The city of Wichita hopes to pay off more than $10 million in jail fees it owes Sedgwick County by giving it land, including property in Furley once planned for a landfill.
Getting the Furley land in the far northeastern part of the county could help the county sell the Kansas Coliseum complex to a developer.
The county began charging cities a $2.09 hourly fee in 2008 to house inmates held only on municipal charges. The idea, the county said, was to get cities to think twice about sending people to a jail struggling with overcrowding.
Several cities refused to pay, including Wichita.
So the county filed a lawsuit against Wichita and four other cities in the county. The others already have settled.
Wichita has racked up more than $10.2 million in fees from Jan. 1, 2008, to the present, the county said Monday.
Under a proposed agreement that Wichita City Council members will discuss today, the county would settle fees incurred before Jan. 1 — $7,006,697 — at 37 percent by giving the county these properties:
* The work release center building and land at 701 W. Harry, valued at $750,000.
* The building and land where the county's Health Department is located at 1900 E. Ninth Street. The city will lease the county the property for $1 a year for a 10-year term with the deed transferring to the county and the city vacating the building at the end of the term. The lease and property together are valued at about $2.5 million.
* Unimproved parcels near Furley in the northeast part of the county that the city bought for a landfill that was never built. The county would use the land as natural habitat for a protected species, the spotted skunk, a move that might allow it to sell property near the Coliseum, currently designated as skunk habitat.
The city would pay off fees it has incurred this year by giving the county more of the Furley land. It would begin paying fees in cash next year.
If council members approve the proposed agreement today, county commissioners likely would vote on it Wednesday.
The deal was brokered by County Manager William Buchanan and City Manager Robert Layton.
County Commissioner Dave Unruh said the settlement would be fair.
"I feel very satisfied and very good about the final settlement," he said. "We wanted something that was fair and equitable and in balance with the other cities.
"I think the end result ends up not being a financial burden on the city of Wichita and it advances some projects that are for the good of the citizens."

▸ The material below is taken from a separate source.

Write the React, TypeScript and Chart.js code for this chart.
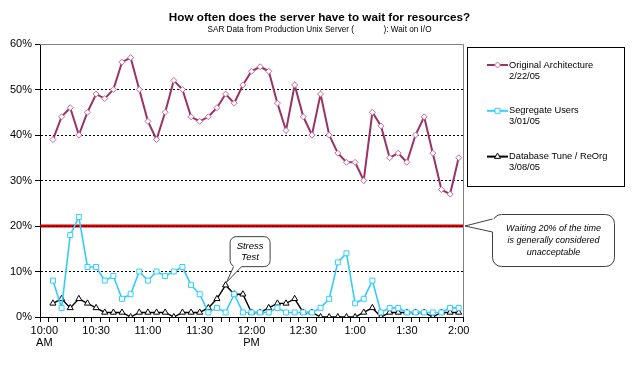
import React, { useEffect, useRef } from 'react';
import { Chart, registerables } from 'chart.js';

Chart.register(...registerables);

const FONT = "'Liberation Sans', Arial, sans-serif";

const TITLE = 'How often does the server have to wait for resources?';
const SUBTITLE = 'SAR Data from Production Unix Server (             ): Wait on I/O';

const times = [
  '10:00', '10:05', '10:10', '10:15', '10:20', '10:25', '10:30', '10:35', '10:40', '10:45', '10:50', '10:55',
  '11:00', '11:05', '11:10', '11:15', '11:20', '11:25', '11:30', '11:35', '11:40', '11:45', '11:50', '11:55',
  '12:00', '12:05', '12:10', '12:15', '12:20', '12:25', '12:30', '12:35', '12:40', '12:45', '12:50', '12:55',
  '1:00', '1:05', '1:10', '1:15', '1:20', '1:25', '1:30', '1:35', '1:40', '1:45', '1:50', '1:55',
  '2:00',
];

const tickLabels: Record<string, string[]> = {
  '10:00': ['10:00', 'AM'],
  '10:30': ['10:30'],
  '11:00': ['11:00'],
  '11:30': ['11:30'],
  '12:00': ['12:00', 'PM'],
  '12:30': ['12:30'],
  '1:00': ['1:00'],
  '1:30': ['1:30'],
  '2:00': ['2:00'],
};

const original = [
  null, 39, 44, 46, 40, 45, 49, 48, 50, 56, 57,
  50, 43, 39, 45, 52, 50, 44, 43, 44, 46,
  49, 47, 51, 54, 55, 54, 47, 41, 51, 44,
  40, 49, 40, 36, 34, 34, 30, 45, 42, 35,
  36, 34, 40, 44, 36, 28, 27, 35,
];

const segregate = [
  null, 8, 2, 18, 22, 11, 11, 8, 9, 4, 5,
  10, 8, 10, 9, 10, 11, 7, 5, 1, 2,
  1, 5, 1, 1, 1, 1, 2, 1, 1, 1,
  1, 2, 4, 12, 14, 3, 4, 8, 1, 2,
  2, 1, 1, 1, 1, 1, 2, 2,
];

const dbTune = [
  null, 3, 4, 2, 4, 3, 2, 1, 1, 1, 0,
  1, 1, 1, 1, 0, 1, 1, 1, 2, 4,
  7, 5, 5, 1, 1, 2, 3, 3, 4, 1,
  1, 0, 0, 0, 0, 0, 1, 2, 0, 1,
  1, 1, 1, 1, 0, 1, 1, 1,
];

const seriesNames = ['Original Architecture', 'Segregate Users', 'Database Tune / ReOrg'];
const seriesDates = ['2/22/05', '3/01/05', '3/08/05'];
const seriesColors = ['#993366', '#33ccff', '#000000'];
const markerColors = ['#cc6699', '#33ccff', '#000000'];
const markerStyles = ['rectRot', 'rect', 'triangle'];

const yMin = 0;
const yMax = 60;
const yStep = 10;
const threshold = 20;
const stressIndex = 21;
const stressNote = ['Stress', 'Test'];
const thresholdNote = ['Waiting 20% of the time', 'is generally considered', 'unacceptable'];

function roundRectPath(ctx: CanvasRenderingContext2D, x: number, y: number, w: number, h: number, r: number) {
  ctx.beginPath();
  ctx.moveTo(x + r, y);
  ctx.arcTo(x + w, y, x + w, y + h, r);
  ctx.arcTo(x + w, y + h, x, y + h, r);
  ctx.arcTo(x, y + h, x, y, r);
  ctx.arcTo(x, y, x + w, y, r);
  ctx.closePath();
}

function drawCallout(
  ctx: CanvasRenderingContext2D,
  box: { x: number; y: number; w: number; h: number; r: number },
  b1: [number, number],
  b2: [number, number],
  inner1: [number, number],
  inner2: [number, number],
  tip: [number, number],
  lines: string[],
  fontSize: number,
  lineGap: number,
) {
  ctx.save();
  ctx.lineWidth = 1;
  ctx.strokeStyle = '#404040';
  ctx.fillStyle = '#ffffff';
  roundRectPath(ctx, box.x, box.y, box.w, box.h, box.r);
  ctx.fill();
  ctx.stroke();
  ctx.beginPath();
  ctx.moveTo(inner1[0], inner1[1]);
  ctx.lineTo(b1[0], b1[1]);
  ctx.lineTo(tip[0], tip[1]);
  ctx.lineTo(b2[0], b2[1]);
  ctx.lineTo(inner2[0], inner2[1]);
  ctx.closePath();
  ctx.fill();
  ctx.beginPath();
  ctx.moveTo(b1[0], b1[1]);
  ctx.lineTo(tip[0], tip[1]);
  ctx.lineTo(b2[0], b2[1]);
  ctx.stroke();
  ctx.fillStyle = '#000';
  ctx.font = `italic ${fontSize}px ${FONT}`;
  ctx.textAlign = 'center';
  ctx.textBaseline = 'middle';
  const cx = box.x + box.w / 2;
  const cy = box.y + box.h / 2;
  const start = cy - ((lines.length - 1) * lineGap) / 2;
  lines.forEach((t, i) => ctx.fillText(t, cx, start + i * lineGap));
  ctx.restore();
}

function drawMarker(ctx: CanvasRenderingContext2D, style: string, x: number, y: number) {
  ctx.beginPath();
  if (style === 'rectRot') {
    const r = 3;
    ctx.moveTo(x, y - r);
    ctx.lineTo(x + r, y);
    ctx.lineTo(x, y + r);
    ctx.lineTo(x - r, y);
    ctx.closePath();
  } else if (style === 'rect') {
    const s = 2.5;
    ctx.rect(x - s, y - s, 2 * s, 2 * s);
  } else {
    const r = 3.5;
    ctx.moveTo(x, y - r);
    ctx.lineTo(x + r * 0.866, y + r * 0.5);
    ctx.lineTo(x - r * 0.866, y + r * 0.5);
    ctx.closePath();
  }
  ctx.fillStyle = '#fff';
  ctx.fill();
  ctx.stroke();
}

const decorPlugin = {
  id: 'decor',
  beforeDatasetsDraw(chart: any) {
    const { ctx, chartArea } = chart;
    const yScale = chart.scales.y;
    ctx.save();
    // plot frame top & right
    ctx.strokeStyle = '#808080';
    ctx.lineWidth = 1;
    ctx.beginPath();
    ctx.moveTo(chartArea.left, Math.round(chartArea.top) + 0.5);
    ctx.lineTo(chartArea.right + 0.5, Math.round(chartArea.top) + 0.5);
    ctx.lineTo(chartArea.right + 0.5, chartArea.bottom);
    ctx.stroke();
    // threshold line
    const ty = yScale.getPixelForValue(threshold);
    ctx.strokeStyle = '#d00000';
    ctx.lineWidth = 3;
    ctx.beginPath();
    ctx.moveTo(chartArea.left, ty);
    ctx.lineTo(chartArea.right, ty);
    ctx.stroke();
    ctx.strokeStyle = '#500000';
    ctx.lineWidth = 1;
    ctx.setLineDash([2, 2]);
    ctx.beginPath();
    ctx.moveTo(chartArea.left, Math.round(ty) + 0.5);
    ctx.lineTo(chartArea.right, Math.round(ty) + 0.5);
    ctx.stroke();
    ctx.restore();
  },
  afterDraw(chart: any) {
    const { ctx, chartArea, width } = chart;
    const xScale = chart.scales.x;
    const yScale = chart.scales.y;
    ctx.save();
    // titles
    ctx.fillStyle = '#000';
    ctx.textAlign = 'center';
    ctx.textBaseline = 'alphabetic';
    ctx.font = `bold 11.7px ${FONT}`;
    ctx.fillText(TITLE, width / 2 + 3, 21);
    ctx.font = `8.2px ${FONT}`;
    ctx.fillText(SUBTITLE, width / 2 + 3, 32);

    // legend
    const lx = chartArea.right + 4;
    const ly = 47;
    ctx.strokeStyle = '#000';
    ctx.lineWidth = 1;
    ctx.strokeRect(lx + 0.5, ly + 0.5, 157, 139);
    ctx.font = `9.3px ${FONT}`;
    ctx.textAlign = 'left';
    ctx.textBaseline = 'middle';
    for (let i = 0; i < seriesNames.length; i++) {
      const y = ly + 18 + i * 45.8;
      ctx.strokeStyle = seriesColors[i];
      ctx.lineWidth = 2;
      ctx.beginPath();
      ctx.moveTo(lx + 20, y);
      ctx.lineTo(lx + 41, y);
      ctx.stroke();
      ctx.lineWidth = 1;
      ctx.strokeStyle = markerColors[i];
      drawMarker(ctx, markerStyles[i], lx + 30.5, y);
      ctx.fillStyle = '#000';
      ctx.fillText(seriesNames[i], lx + 42, y);
      ctx.fillText(seriesDates[i], lx + 42, y + 11);
    }
    ctx.restore();

    // stress callout anchored to the stress point
    const sx = xScale.getPixelForValue(stressIndex);
    const sy = yScale.getPixelForValue(dbTune[stressIndex] as number);
    const sBox = { x: sx + 4.5, y: sy - 48.5, w: 40, h: 30, r: 6 };
    const sb = sBox.y + sBox.h;
    drawCallout(
      ctx, sBox,
      [sx + 8, sb], [sx + 16, sb], [sx + 8, sb - 2], [sx + 16, sb - 2],
      [sx + 1, sy - 3],
      stressNote, 9.5, 10.5,
    );

    // threshold callout anchored to the threshold line
    const tx = chartArea.right + 2;
    const ty = yScale.getPixelForValue(threshold);
    const tBox = { x: tx + 27.5, y: ty - 11.5, w: 122, h: 52, r: 9 };
    drawCallout(
      ctx, tBox,
      [tBox.x, ty - 7], [tBox.x, ty + 6], [tBox.x + 2, ty - 7], [tBox.x + 2, ty + 6],
      [tx, ty],
      thresholdNote, 9, 12.3,
    );
  },
};

export default function App() {
  const ref = useRef<HTMLCanvasElement>(null);
  useEffect(() => {
    const canvas = ref.current;
    if (!canvas) return;
    Chart.defaults.font.family = FONT;
    const mkDataset = (i: number, data: (number | null)[], radius: number, width: number) => ({
      label: seriesNames[i],
      data,
      borderColor: seriesColors[i],
      backgroundColor: seriesColors[i],
      borderWidth: width,
      pointStyle: markerStyles[i] as any,
      pointRadius: radius,
      pointBackgroundColor: '#ffffff',
      pointBorderColor: markerColors[i],
      pointBorderWidth: 1,
      tension: 0,
      spanGaps: false,
    });
    const chart = new Chart(canvas, {
      type: 'line',
      data: {
        labels: times,
        datasets: [
          mkDataset(0, original, 3, 2),
          mkDataset(1, segregate, 3.5, 1.6),
          mkDataset(2, dbTune, 3.5, 1.4),
        ],
      },
      options: {
        animation: false,
        responsive: false,
        events: [],
        layout: { padding: { left: 0, right: 170, top: 44, bottom: 18 } },
        plugins: {
          legend: { display: false },
          tooltip: { enabled: false },
          title: { display: false },
        },
        scales: {
          x: {
            type: 'category',
            offset: true,
            grid: {
              offset: true,
              drawOnChartArea: false,
              drawTicks: true,
              tickLength: 5,
              tickColor: '#000',
              tickWidth: 1,
            },
            border: { color: '#000', width: 1 },
            ticks: {
              autoSkip: false,
              maxRotation: 0,
              minRotation: 0,
              padding: 3,
              color: '#000',
              font: { family: FONT, size: 11, lineHeight: 1.1 },
              callback: (_v: any, i: number) => tickLabels[times[i]] ?? '',
            },
            afterFit: (s: any) => { s.height = 40; },
          },
          y: {
            min: yMin,
            max: yMax,
            ticks: {
              stepSize: yStep,
              color: '#000',
              padding: 3,
              font: { family: FONT, size: 11 },
              callback: (v: any) => `${v}%`,
            },
            grid: {
              color: (c: any) => (c.tick && (c.tick.value === yMin || c.tick.value === yMax)) ? 'rgba(0,0,0,0)' : '#000',
              lineWidth: 1,
              drawTicks: true,
              tickLength: 5,
              tickColor: '#000',
              tickBorderDash: [],
            },
            border: { color: '#000', width: 1, dash: [2, 2] },
            afterFit: (s: any) => { s.width = 40; },
          },
        },
      } as any,
      plugins: [decorPlugin],
    });
    return () => chart.destroy();
  }, []);
  return (
    <div style={{ position: 'absolute', left: 0, top: 0, width: 633, height: 375, background: '#fff' }}>
      <canvas ref={ref} width={633} height={375} style={{ display: 'block', width: 633, height: 375 }} />
    </div>
  );
}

Moving the skunk and Wiedemann Park, which currently is home to an RV park, to the Furley land "will accomplish a couple things," Unruh said. "The citizens will eventually have what I think will be a wonderful park up there."

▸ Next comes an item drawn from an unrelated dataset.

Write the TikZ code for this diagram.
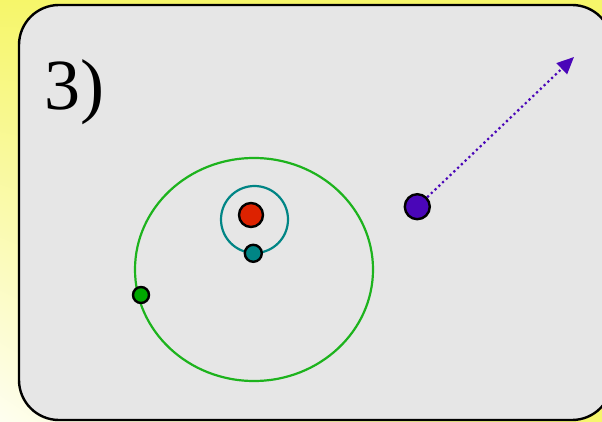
\documentclass[tikz,border=0pt]{standalone}
\usepackage{fontspec}
\setmainfont{Liberation Serif}
\usetikzlibrary{arrows.meta,shadings}
\definecolor{bgyel}{HTML}{F6F66A}
\definecolor{bgpale}{HTML}{FEFEF0}
\definecolor{panel}{HTML}{E6E6E6}
\definecolor{orbgreen}{HTML}{1DB31D}
\definecolor{dotgreen}{HTML}{00A800}
\definecolor{tealc}{HTML}{008585}
\definecolor{redc}{HTML}{DD2200}
\definecolor{purp}{HTML}{4A06B8}
\begin{document}
\begin{tikzpicture}[x=1pt,y=-1pt,
  orbit/.style={line width=2.2pt},
  body/.style={circle,draw=black,line width=2.4pt,inner sep=0pt},
  label3/.style={font=\fontsize{72}{72}\selectfont,inner sep=0pt}]
\useasboundingbox (0,0) rectangle (602,422);
\shade[upper left=bgyel,upper right=bgyel,lower left=bgpale,lower right=bgyel] (0,0) rectangle (602,422);
\draw[fill=panel,line width=2.4pt,rounded corners=40pt] (19,5) rectangle (612,420);
\node[label3] (lbl) at (74,92) {3)};
\draw[orbit,orbgreen] (254,269.5) ellipse [x radius=119, y radius=111.5];
\draw[orbit,tealc] (254.5,219.5) ellipse [x radius=33.5, y radius=33.5];
\node[body,fill=redc,minimum size=24pt] (sun) at (251,215) {};
\node[body,fill=tealc,minimum size=17pt] (moon) at (253.3,253.3) {};
\node[body,fill=dotgreen,minimum size=16pt] (pg) at (141,295) {};
\node[body,fill=purp,minimum size=25pt] (pp) at (417.3,206.7) {};
\coordinate (tip) at (574,57);
\draw[purp,line width=2.2pt,dash pattern=on 2.2pt off 3pt,-{Triangle[length=17pt,width=15pt]}] (pp) -- (tip);
\end{tikzpicture}
\end{document}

And the county might be able to sell the Coliseum land to a developer for an industrial park or other venture, he said.
If the county had demanded a cash settlement, the city — which has laid off employees and cut some services — would have been hard-pressed to pay.
Unruh said it wasn't in the county's interest to put the city in a position to raise property taxes.
"None of these trades does any harm to the city of Wichita, and we haven't impaired their cash positions," Unruh said. "It shows our willingness to cooperate."
City council member Jim Skelton, who in January will be sworn in as a county commissioner, agreed that the proposed settlement "is a workable deal for both governmental entities."
"I think it's a fair settlement based on what the court had ruled," he said, alluding to a judge's ruling that the county had the right to charge the fees.
Vice Mayor Jeff Longwell said he likes the agreement.
"At least it limits our out of pocket expense," he said.
The property transfers won't hurt city services, and it could be a benefit to everyone if the county develops the Furley site perhaps as a park, Longwell said.
But he said he struggles with the idea of the city covering a large percentage of the jail's administrative expenses without having any say in how efficiently it is run.
"I think there's still unanswered questions that we'll have to work through," he said.
Longwell said he hopes city police will continue to take lawbreakers to jail, despite the impact on the city budget.
"If bad people do bad things, they need to go to jail," he said. "It's as simple as that."
Mayor Carl Brewer said the settlement should help bring the city and county closer together.
"This has been one of those things that has divided us," he said. "Now that's behind us."
Brewer said the city will have to find a way to pay jail fees in the future.
"We don't know how much it's going to take," he said.
But he said the city had set aside money in its 2011 budget to cover some jail fees.